I’ll have to take my chances in the car, DeMarco told himself. Maybe send us both into a ravine somewhere. If I’m going to die, this shitbag is going with me.

Just inside the kitchen door, Inman grabbed DeMarco by the collar and brought him to a halt. He turned the knife slightly so that the blade bit into the skin. Softly, Inman told him, “Your neighbors are sound asleep. There’s not a single light burning on either side of this house. You can’t run, you can’t call out, there’s not a thing you can do to change that. You understand?”

DeMarco gazed through the screen door into the blackness of his yard. There should be a lamppost out there. A beautiful brick path lined with solar lights. A child’s swing. A place to play catch.

Inman slid the blade off DeMarco’s neck, jabbed the point into his spine. “You understand, pig?” he said.

DeMarco nodded.

“Then move it.”

So many thoughts on the way to the barn. A slow tumbling of emotions. He realized that a part of him had always hoped that everything could be set right somehow, Ryan and Laraine and all the dark, sodden nights, a dozen years lived in error.
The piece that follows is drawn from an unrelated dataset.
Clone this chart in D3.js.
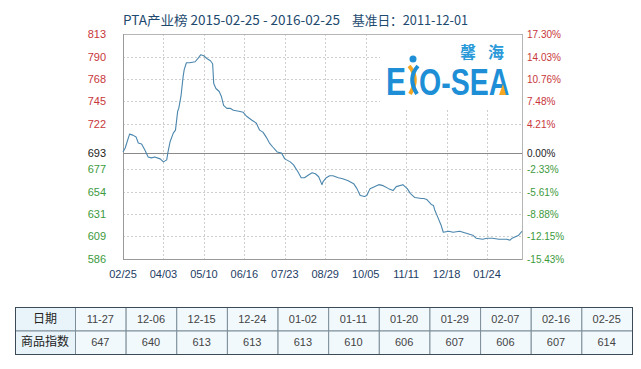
<!DOCTYPE html>
<html><head><meta charset="utf-8">
<script src="https://cdn.jsdelivr.net/npm/d3@7/dist/d3.min.js"></script>
<style>body{margin:0;background:#fff}svg{display:block}</style>
</head><body>
<script>
const titleText = "PTA产业榜 2015-02-25 - 2016-02-25";
const baseText = "基准日：2011-12-01";
const baseValue = 693;
const leftTicks = [813,790,768,745,722,693,677,654,631,609,586];
const rightTicks = ["17.30%","14.03%","10.76%","7.48%","4.21%","0.00%","-2.33%","-5.61%","-8.88%","-12.15%","-15.43%"];
const xTickLabels = ["02/25","04/03","05/10","06/16","07/23","08/29","10/05","11/11","12/18","01/24"];
const startDate = "2015-02-25", endDate = "2016-02-25";
const dates = ["2015-02-25","2015-02-27","2015-03-03","2015-03-06","2015-03-09","2015-03-11","2015-03-14","2015-03-17","2015-03-20","2015-03-23","2015-03-26","2015-03-31","2015-04-03","2015-04-06","2015-04-07","2015-04-09","2015-04-12","2015-04-14","2015-04-16","2015-04-17","2015-04-19","2015-04-21","2015-04-22","2015-04-24","2015-04-27","2015-05-02","2015-05-05","2015-05-07","2015-05-10","2015-05-13","2015-05-16","2015-05-18","2015-05-19","2015-05-21","2015-05-24","2015-05-26","2015-05-28","2015-05-31","2015-06-03","2015-06-06","2015-06-11","2015-06-15","2015-06-18","2015-06-23","2015-06-27","2015-06-30","2015-07-03","2015-07-06","2015-07-09","2015-07-12","2015-07-16","2015-07-20","2015-07-23","2015-07-28","2015-07-31","2015-08-04","2015-08-07","2015-08-10","2015-08-14","2015-08-17","2015-08-20","2015-08-23","2015-08-26","2015-08-27","2015-08-30","2015-09-02","2015-09-05","2015-09-10","2015-09-14","2015-09-19","2015-09-24","2015-09-27","2015-09-30","2015-10-04","2015-10-06","2015-10-09","2015-10-13","2015-10-17","2015-10-21","2015-10-26","2015-10-30","2015-11-02","2015-11-08","2015-11-12","2015-11-15","2015-11-19","2015-11-25","2015-11-27","2015-11-30","2015-12-04","2015-12-06","2015-12-07","2015-12-10","2015-12-13","2015-12-15","2015-12-20","2015-12-24","2015-12-30","2016-01-02","2016-01-05","2016-01-11","2016-01-14","2016-01-20","2016-01-24","2016-01-29","2016-02-04","2016-02-07","2016-02-11","2016-02-14","2016-02-16","2016-02-22","2016-02-25"];
const values = [694,698,712,711,709,703,702,696,689,688,689,687,684,686,693,704,713,716,735,738,750,770,777,784,784,785,789,792,791,788,786,783,763,758,755,750,741,738,738,736,735,734,730,726,723,716,714,709,703,699,694,693,687,684,681,674,668,668,671,673,672,669,661,664,668,670,670,668,667,665,662,657,650,649,650,657,659,661,660,657,655,659,661,657,652,648,647,647,646,641,640,636,628,620,613,614,613,614,613,612,610,607,606,607,607,606,606,606,605,607,610,614];
const tableDates = ["11-27","12-06","12-15","12-24","01-02","01-11","01-20","01-29","02-07","02-16","02-25"];
const tableValues = [647,640,613,613,613,610,606,607,606,607,614];

const W = 641, H = 369;
const svg = d3.select("body").append("svg").attr("width", W).attr("height", H);
const font = "'Liberation Sans', Arial, sans-serif";
const cjk = "'Noto Sans CJK SC', 'Liberation Sans', sans-serif";
const plot = {l:123, r:522, t:34, b:259};

const parse = d3.timeParse("%Y-%m-%d");
const x = d3.scaleTime().domain([parse(startDate), parse(endDate)]).range([plot.l, plot.r]);
const y = d3.scaleLinear().domain([586, 813]).range([plot.b, plot.t]);
const xTickDates = xTickLabels.map((_, i) => d3.timeDay.offset(parse(startDate), i * 37));

// gridlines
const g = svg.append("g");
g.selectAll("line.h").data(leftTicks.filter(v => v !== baseValue && v !== 586 && v !== 813)).join("line")
  .attr("x1", plot.l).attr("x2", plot.r).attr("y1", d => Math.round(y(d)) + 0.5).attr("y2", d => Math.round(y(d)) + 0.5)
  .attr("stroke", "#cfcfcf").attr("stroke-dasharray", "2,2");
g.selectAll("line.v").data(xTickDates.slice(1)).join("line")
  .attr("x1", d => Math.round(x(d)) + 0.5).attr("x2", d => Math.round(x(d)) + 0.5).attr("y1", plot.t).attr("y2", plot.b)
  .attr("stroke", "#cfcfcf").attr("stroke-dasharray", "2,2");

// logo background
svg.append("rect").attr("x", 380).attr("y", plot.t + 1).attr("width", plot.r - 381).attr("height", 73).attr("fill", "#fff");

// frame
svg.append("rect").attr("x", plot.l + 0.5).attr("y", plot.t + 0.5).attr("width", plot.r - plot.l).attr("height", plot.b - plot.t)
  .attr("fill", "none").attr("stroke", "#b5b5b5");
svg.append("line").attr("x1", plot.l + 0.5).attr("x2", plot.l + 0.5).attr("y1", plot.t).attr("y2", plot.b).attr("stroke", "#9a9a9a");
svg.append("line").attr("x1", plot.l).attr("x2", plot.r).attr("y1", plot.b + 0.5).attr("y2", plot.b + 0.5).attr("stroke", "#9a9a9a");
// base line
svg.append("line").attr("x1", plot.l).attr("x2", plot.r).attr("y1", Math.round(y(baseValue)) + 0.5).attr("y2", Math.round(y(baseValue)) + 0.5)
  .attr("stroke", "#8a8a8a");

// logo
const logo = svg.append("g");
logo.append("text").attr("x", 460).attr("y", 58).attr("font-family", cjk).attr("font-weight", "bold").attr("font-size", 16)
  .attr("fill", "#2a9ad8").attr("textLength", 44).text("馨 海");
logo.append("text").attr("transform", "translate(386,95) scale(1,1.3)").attr("font-family", font).attr("font-weight", "bold").attr("font-size", 30)
  .attr("fill", "#1e8fd6").text("E");
logo.append("text").attr("transform", "translate(419,95) scale(1,1.3)").attr("font-family", font).attr("font-weight", "bold").attr("font-size", 28.5)
  .attr("fill", "#1e8fd6").text("O-SEA");
logo.append("circle").attr("cx", 413).attr("cy", 59).attr("r", 3.5).attr("fill", "#1e8fd6");
logo.append("path").attr("d", "M409,66 Q420,78 410,94").attr("stroke", "#f5a623").attr("stroke-width", 4).attr("fill", "none");
logo.append("path").attr("d", "M418,66 Q407,78 417,94").attr("stroke", "#1e8fd6").attr("stroke-width", 4).attr("fill", "none");
logo.append("path").attr("d", "M499,95 L503,84 L506,95 Z").attr("fill", "#f5a623");

// line
const data = dates.map((d, i) => ({date: parse(d), value: values[i]}));
svg.append("path").datum(data).attr("fill", "none").attr("stroke", "#4a86ad").attr("stroke-width", 1.1)
  .attr("stroke-linejoin", "round")
  .attr("d", d3.line().x(d => x(d.date)).y(d => y(d.value)));

// left labels
const colorOf = (v) => v > baseValue ? "#c8363a" : (v < baseValue ? "#3c9a3c" : "#222");
svg.append("g").selectAll("text").data(leftTicks).join("text")
  .attr("x", 106).attr("y", d => y(d) + 4).attr("text-anchor", "end")
  .attr("font-family", font).attr("font-size", 11).attr("fill", colorOf).text(d => d);
// right labels
svg.append("g").selectAll("text").data(rightTicks).join("text")
  .attr("x", 527).attr("y", (d, i) => y(leftTicks[i]) + 4)
  .attr("font-family", font).attr("font-size", 10).attr("fill", (d, i) => colorOf(leftTicks[i])).text(d => d);
// x labels
svg.append("g").selectAll("text").data(xTickLabels).join("text")
  .attr("x", (d, i) => x(xTickDates[i])).attr("y", 278).attr("text-anchor", "middle")
  .attr("font-family", font).attr("font-size", 11).attr("fill", "#1d3c64").text(d => d);

// title
svg.append("text").attr("x", 123).attr("y", 25).attr("font-family", cjk).attr("font-size", 13).attr("fill", "#1d4a6e")
  .attr("textLength", 217).attr("lengthAdjust", "spacingAndGlyphs").text(titleText);
svg.append("text").attr("x", 352).attr("y", 25).attr("font-family", cjk).attr("font-size", 13).attr("fill", "#1d4a6e")
  .attr("textLength", 116).attr("lengthAdjust", "spacingAndGlyphs").text(baseText);

// table
const tb = {l:15, t:307, rowH:23.5, firstW:60, r:632};
const colW = (tb.r - tb.l - tb.firstW) / tableDates.length;
const tg = svg.append("g");
const rows = [{label:"日期", cells:tableDates}, {label:"商品指数", cells:tableValues}];
rows.forEach((row, ri) => {
  const yy = tb.t + ri * tb.rowH;
  tg.append("rect").attr("x", tb.l + 0.5).attr("y", yy + 0.5).attr("width", tb.firstW).attr("height", tb.rowH)
    .attr("fill", "#e9f4fa").attr("stroke", "#7d8e99");
  tg.append("text").attr("x", tb.l + tb.firstW / 2).attr("y", yy + tb.rowH / 2 + 4).attr("text-anchor", "middle")
    .attr("font-family", cjk).attr("font-size", 12).attr("fill", "#222").text(row.label);
  row.cells.forEach((c, ci) => {
    const xx = tb.l + tb.firstW + ci * colW;
    tg.append("rect").attr("x", xx + 0.5).attr("y", yy + 0.5).attr("width", colW).attr("height", tb.rowH)
      .attr("fill", "#f2f9fd").attr("stroke", "#7d8e99");
    tg.append("text").attr("x", xx + colW / 2).attr("y", yy + tb.rowH / 2 + 4).attr("text-anchor", "middle")
      .attr("font-family", font).attr("font-size", 11).attr("fill", "#444").text(c);
  });
});
tg.append("rect").attr("x", tb.l + 0.5).attr("y", tb.t + 0.5).attr("width", tb.r - tb.l).attr("height", tb.rowH * 2)
  .attr("fill", "none").attr("stroke", "#3c4a55");
</script>
</body></html>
And he realized too what a foolish hope that had been. There could be no erasure of mistakes engraved in time, no cleansing. One careless night, three wasted lives. Done is done. Dead is dead.
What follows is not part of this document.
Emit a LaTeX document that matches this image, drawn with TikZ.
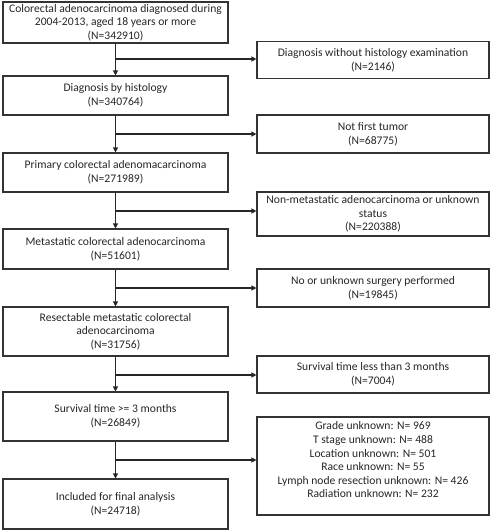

His shoes were wet with dew from the high grass, his ankles were wet, his cuffs were heavy. He smelled the dew, and its scent filled him with sadness. The sadness was heavy and wet and cool on his feet. He smelled winter in the night air, the coming of the end. And he knew suddenly that this was where he wanted to die, not in Canada or anywhere in between but here at the end of a path he would never finish building.
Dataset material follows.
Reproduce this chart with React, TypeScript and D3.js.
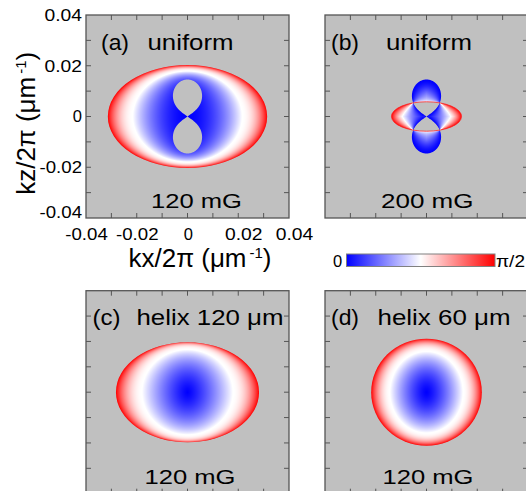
import React, { useMemo } from 'react';
import * as d3 from 'd3';

// ---------- data ----------
const kDomain = [-0.04, 0.04];
const tickValues = [-0.03, -0.02, -0.01, 0, 0.01, 0.02, 0.03];
const labelValues = [-0.04, -0.02, 0, 0.02, 0.04];
const panelLetters = ['(a)', '(b)', '(c)', '(d)'];
const panelTitles = ['uniform', 'uniform', 'helix 120 μm', 'helix 60 μm'];
const fieldLabels = ['120 mG', '200 mG', '120 mG', '120 mG'];
// semi-axes of the outer (θ = π/2) boundary, in μm^-1
const ellipseKx = [0.0314, 0.0138, 0.0282, 0.0218];
const ellipseKz = [0.0203, 0.0058, 0.0197, 0.0211];
// contour level u: kx semi-axis = a·u^powX; kz semi-axis = b·u^powZ (a) or kx semi-axis · aspect(u)
const powX = [0.543, 0.667, 0.655, 0.6];
const powZ = [0.185, 0.667, 0, 0];
const centreAspect = [0, 0, 1.35, 1.45];
const aspectExp = [0, 0, 0.65, 0.52];
// shaping of θ inside / outside the white contour (u = 0.5)
const innerPow = [1.0, 1.0, 0.8, 0.8];
const outerPow = [1.8, 1.8, 1.8, 1.8];
const lobeModes = ['hole', 'xor', 'none', 'none'];
const lobeLength = 0.01458;
const lobeHalfWidth = 0.00575;
const lobePinchDeg = 60;
const lobeExponent = 0.45;
const angleDomain = [0, Math.PI / 4, Math.PI / 2];
const angleColors = ['#0000ff', '#ffffff', '#ff0000'];
const colorbarLabels = ['0', 'π/2'];

// ---------- layout ----------
const W = 526;
const H = 491;
const PANEL = 203;
const panelLeft = [86, 325, 86, 325];
const panelTop = [15, 15, 290.7, 290.7];
const FONT = 'Liberation Sans, Arial, Helvetica, sans-serif';
const FRAME = '#555555';
const BG = '#c0c0c0';

const letterPos = [[101, 50], [331, 50], [92.5, 325], [331, 325]];
const titlePos = [[147.5, 50, 86], [386, 50, 86], [136.5, 325, 147], [377.5, 325, 133]];
const fieldPos = [[151, 207.5, 91], [381, 207.5, 92.5], [144.5, 484, 91], [382.5, 484, 91]];

const color = d3
  .scaleLinear<string>()
  .domain(angleDomain)
  .range(angleColors)
  .interpolate(d3.interpolateRgb)
  .clamp(true);

function semiAxes(i: number, u: number): [number, number] {
  const a = ellipseKx[i];
  const b = ellipseKz[i];
  const xh = a * Math.pow(u, powX[i]);
  if (centreAspect[i] > 0) {
    const r1 = b / a;
    const r = centreAspect[i] + (r1 - centreAspect[i]) * Math.pow(u, aspectExp[i]);
    return [xh, xh * r];
  }
  return [xh, b * Math.pow(u, powZ[i])];
}

function solveU(i: number, x: number, z: number) {
  const a = ellipseKx[i];
  const b = ellipseKz[i];
  if ((x / a) ** 2 + (z / b) ** 2 >= 1) return 1;
  if (x === 0 && z === 0) return 0;
  let lo = 0;
  let hi = 1;
  for (let k = 0; k < 40; k++) {
    const m = (lo + hi) / 2;
    const [xh, zh] = semiAxes(i, m);
    const f = (x / xh) ** 2 + (z / zh) ** 2;
    if (f > 1) lo = m;
    else hi = m;
  }
  return (lo + hi) / 2;
}

function shape(u: number, pin: number, pout: number) {
  if (u <= 0.5) return 0.5 * Math.pow(u / 0.5, pin);
  return 0.5 + 0.5 * Math.pow((u - 0.5) / 0.5, pout);
}

const PHI0 = (lobePinchDeg * Math.PI) / 180;
const KL = Math.PI / 2 / PHI0;
const lobeR = (p: number) => lobeLength * Math.pow(Math.max(0, Math.cos(KL * p)), lobeExponent);
const lobeStretch = (() => {
  let m = 0;
  for (let i = 0; i <= 2000; i++) {
    const p = (i / 2000) * PHI0;
    m = Math.max(m, lobeR(p) * Math.sin(p));
  }
  return lobeHalfWidth / m;
})();

function inLobes(x: number, z: number) {
  const X = Math.abs(x / lobeStretch);
  const Z = Math.abs(z);
  const r = Math.sqrt(X * X + Z * Z);
  if (r === 0) return false;
  const p = Math.atan2(X, Z);
  if (p >= PHI0) return false;
  return r < lobeR(p);
}

function lobePoints(n: number) {
  const pts: [number, number][] = [];
  for (let i = 0; i <= n; i++) {
    const p = -PHI0 + (i / n) * 2 * PHI0;
    const r = lobeR(p);
    pts.push([lobeStretch * r * Math.sin(p), r * Math.cos(p)]);
  }
  for (let i = 0; i <= n; i++) {
    const p = PHI0 - (i / n) * 2 * PHI0;
    const r = lobeR(p);
    pts.push([lobeStretch * r * Math.sin(p), -r * Math.cos(p)]);
  }
  return pts;
}

function ellipsePoints(a: number, b: number, n: number) {
  const pts: [number, number][] = [];
  for (let i = 0; i <= n; i++) {
    const t = (i / n) * 2 * Math.PI;
    pts.push([a * Math.cos(t), b * Math.sin(t)]);
  }
  return pts;
}

function minDist(px: number, py: number, pts: [number, number][]) {
  let m = Infinity;
  for (let i = 0; i < pts.length; i++) {
    const dx = pts[i][0] - px;
    const dy = pts[i][1] - py;
    const d = dx * dx + dy * dy;
    if (d < m) m = d;
  }
  return Math.sqrt(m);
}

type Cell = { x: number; y: number; w: number; fill: string };

function buildPanel(i: number) {
  const left = panelLeft[i];
  const top = panelTop[i];
  const xs = d3.scaleLinear().domain(kDomain).range([left, left + PANEL]);
  const ys = d3.scaleLinear().domain(kDomain).range([top + PANEL, top]);
  const a = ellipseKx[i];
  const b = ellipseKz[i];
  const mode = lobeModes[i];
  const pxPerUnit = PANEL / (kDomain[1] - kDomain[0]);

  const lob = lobePoints(300);
  const ell = ellipsePoints(a, b, 360);
  const lobPx = lob.map(([x, z]) => [xs(x), ys(z)] as [number, number]);
  const ellPx = ell.map(([x, z]) => [xs(x), ys(z)] as [number, number]);

  const maxX = mode === 'xor' ? Math.max(a, lobeHalfWidth) : a;
  const maxZ = mode === 'xor' ? Math.max(b, lobeLength) : b;
  const m = 3 / pxPerUnit;
  const x0 = Math.floor(xs(-maxX - m));
  const x1 = Math.ceil(xs(maxX + m));
  const y0 = Math.floor(ys(maxZ + m));
  const y1 = Math.ceil(ys(-maxZ - m));

  const cells: Cell[] = [];
  for (let py = y0; py < y1; py++) {
    let run: Cell | null = null;
    for (let px = x0; px < x1; px++) {
      const cx = px + 0.5;
      const cy = py + 0.5;
      const kx = xs.invert(cx);
      const kz = ys.invert(cy);
      let fill: string | null = null;
      if (mode === 'xor') {
        const inE = (kx / a) ** 2 + (kz / b) ** 2 < 1;
        const inL = inLobes(kx, kz);
        const dE = minDist(cx, cy, ellPx);
        const dL = minDist(cx, cy, lobPx);
        const xor = inE !== inL;
        if (xor || Math.min(dE, dL) < 2) {
          let petal: boolean;
          if (xor) petal = inE;
          else if (dE < dL) petal = !inL;
          else petal = inE;
          const f = dL / (dL + dE + 1e-9);
          const t = petal ? Math.pow(f, 1.5) : 0.5 * Math.pow(f, 1.6);
          fill = color(t * (Math.PI / 2));
        }
      } else {
        const rho = Math.sqrt((kx / a) ** 2 + (kz / b) ** 2);
        if (rho < 1 + 2.5 / (b * pxPerUnit)) {
          const u = solveU(i, kx, kz);
          const t = shape(u, innerPow[i], outerPow[i]);
          fill = color(t * (Math.PI / 2));
        }
      }
      if (fill) {
        if (run && run.fill === fill && run.x + run.w === px) run.w += 1;
        else {
          if (run) cells.push(run);
          run = { x: px, y: py, w: 1, fill };
        }
      } else if (run) {
        cells.push(run);
        run = null;
      }
    }
    if (run) cells.push(run);
  }

  const cxp = xs(0);
  const cyp = ys(0);
  const rx = a * pxPerUnit;
  const ry = b * pxPerUnit;
  const ellPath = `M${cxp - rx},${cyp}A${rx},${ry} 0 1,0 ${cxp + rx},${cyp}A${rx},${ry} 0 1,0 ${cxp - rx},${cyp}Z`;
  const lobPath = (d3.line() as any)(lobPx) + 'Z';
  const clip = mode === 'none' ? ellPath : ellPath + lobPath;
  return { xs, ys, cells, clip, ellPath, left, top, mode };
}

function AxisTitle({ x, y, rotate, z }: { x: number; y: number; rotate?: boolean; z: string }) {
  return (
    <text
      x={rotate ? 0 : x}
      y={rotate ? 0 : y}
      transform={rotate ? `translate(${x},${y}) rotate(-90)` : undefined}
      textAnchor={rotate ? 'middle' : 'start'}
      fontSize={26}
      fontFamily={FONT}
      textLength={143}
      lengthAdjust="spacingAndGlyphs"
      fill="#000"
    >
      {`k${z}/2π (μm`}
      <tspan dx={3} dy={-9} fontSize={15}>
        -1
      </tspan>
      <tspan dy={9}>)</tspan>
    </text>
  );
}

export default function App() {
  const panels = useMemo(() => [0, 1, 2, 3].map(buildPanel), []);
  const pa = panels[0];

  return (
    <svg
      width={W}
      height={H}
      viewBox={`0 0 ${W} ${H}`}
      style={{ position: 'absolute', left: 0, top: 0, background: '#fff' }}
    >
      <defs>
        {panels.map((p, i) => (
          <clipPath id={`clip-${i}`} key={i}>
            <path d={p.clip} clipRule="evenodd" />
          </clipPath>
        ))}
        <linearGradient id="cbar" x1="0" x2="1" y1="0" y2="0">
          {angleDomain.map((v, j) => (
            <stop key={j} offset={v / (Math.PI / 2)} stopColor={angleColors[j]} />
          ))}
        </linearGradient>
      </defs>

      {panels.map((p, i) => (
        <g key={i}>
          <rect x={p.left} y={p.top} width={PANEL} height={PANEL} fill={BG} />
          <g clipPath={`url(#clip-${i})`} shapeRendering="crispEdges">
            {p.cells.map((c, j) => (
              <rect key={j} x={c.x} y={c.y} width={c.w} height={1} fill={c.fill} />
            ))}
          </g>
          {p.mode === 'xor' && (
            <path d={p.ellPath} fill="none" stroke="#ff2020" strokeWidth={0.9} strokeOpacity={0.85} />
          )}
          {tickValues.map((v) => (
            <g key={v} stroke={FRAME} strokeWidth={1}>
              <line x1={p.xs(v)} x2={p.xs(v)} y1={p.top + PANEL} y2={p.top + PANEL - 5} />
              <line x1={p.xs(v)} x2={p.xs(v)} y1={p.top} y2={p.top + 5} />
              <line x1={p.left} x2={p.left + 5} y1={p.ys(v)} y2={p.ys(v)} />
              <line x1={p.left + PANEL} x2={p.left + PANEL - 5} y1={p.ys(v)} y2={p.ys(v)} />
            </g>
          ))}
          <rect
            x={p.left}
            y={p.top}
            width={PANEL}
            height={PANEL}
            fill="none"
            stroke={FRAME}
            strokeWidth={1.3}
          />
          <text x={letterPos[i][0]} y={letterPos[i][1]} fontSize={21.5} fontFamily={FONT} textLength={28} lengthAdjust="spacingAndGlyphs">
            {panelLetters[i]}
          </text>
          <text x={titlePos[i][0]} y={titlePos[i][1]} fontSize={21.5} fontFamily={FONT} textLength={titlePos[i][2]} lengthAdjust="spacingAndGlyphs">
            {panelTitles[i]}
          </text>
          <text x={fieldPos[i][0]} y={fieldPos[i][1]} fontSize={21} fontFamily={FONT} textLength={fieldPos[i][2]} lengthAdjust="spacingAndGlyphs">
            {fieldLabels[i]}
          </text>
        </g>
      ))}

      {/* tick labels of panel (a) */}
      {labelValues.map((v) => {
        const s = v === 0 ? '0' : v.toFixed(2);
        const len = v === 0 ? undefined : v < 0 ? 42.5 : 37.5;
        return (
          <g key={v} fontSize={16.5} fontFamily={FONT}>
            <text
              x={82}
              y={v === -0.04 ? pa.ys(v) : pa.ys(v) + 5.8}
              textAnchor="end"
              textLength={len}
              lengthAdjust="spacingAndGlyphs"
            >
              {s}
            </text>
            <text
              x={pa.xs(v) + (v > 0 ? 5.5 : v < 0 ? 0.5 : 0.8)}
              y={239.5}
              textAnchor="middle"
              textLength={len}
              lengthAdjust="spacingAndGlyphs"
            >
              {s}
            </text>
          </g>
        );
      })}

      <AxisTitle x={128.5} y={266.7} z="x" />
      <AxisTitle x={35} y={123.3} rotate z="z" />

      {/* colour bar */}
      <rect x={346.5} y={254} width={148.5} height={12.5} fill="url(#cbar)" stroke="#808080" strokeWidth={1} />
      <text x={333} y={266.5} fontSize={16.5} fontFamily={FONT}>
        {colorbarLabels[0]}
      </text>
      <text x={496} y={266.5} fontSize={17} fontFamily={FONT} textLength={29} lengthAdjust="spacingAndGlyphs">
        {colorbarLabels[1]}
      </text>
    </svg>
  );
}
He saw that Inman had already opened the barn door and backed the car most of the way inside, and when they reached the front of the car, he saw that the trunk lid was open. That’s where I’m going. Except that I’m not. He knew that Inman planned to stuff him into the trunk under concealment of the barn, had even removed the bulb from the trunk light. He would keep DeMarco where he could cause no trouble, arrive at the border around dawn. DeMarco was insurance, nothing more. When the insurance was no longer needed, the policy would be canceled. No refunds, no dividends.

The other possibility was that Inman would shove DeMarco into the trunk, slit his throat, close the lid, and leave him there to stink up the garage. The story about driving DeMarco’s car to Canada merely a ruse to get DeMarco to the car. After all, Inman must have a car of his own parked nearby.

But if he planned to kill DeMarco immediately, why not do it in the house? In fact, why come after DeMarco at all? What did that accomplish? None of Inman’s actions made any sense.

What also made no sense was the peculiar feeling of calm that enveloped DeMarco when he stepped inside the barn. So cool inside, so dark. He hadn’t parked his car in here in years, hadn’t opened the door except in daylight, to pull out the lawn mower or get one of his tools. He liked the strangeness he felt now, the slow sense of dreaminess, as if he could die in slow motion here and let all the past slip away from him, all mistakes quietly swallowed by the darkness.

Inman shoved him toward the rear of the Stratus. At the turn, DeMarco told himself. That’s where to do it. He knew exactly where the machete was, thought he could grab it even in the darkness. On a long plank shelf behind the car, he had long ago laid out every tool he owned, always returned each tool to the same place after its use. Nearest to him now were the power tools, the circular saw and the portable jigsaw, the sander and power drill in its plastic case. Then the hammers, the ball-peen and claw and the rubber mallet and the roofing hammer. Then, organized in boxes of various kinds, all of the smaller items, nails and screws and tapes and cords.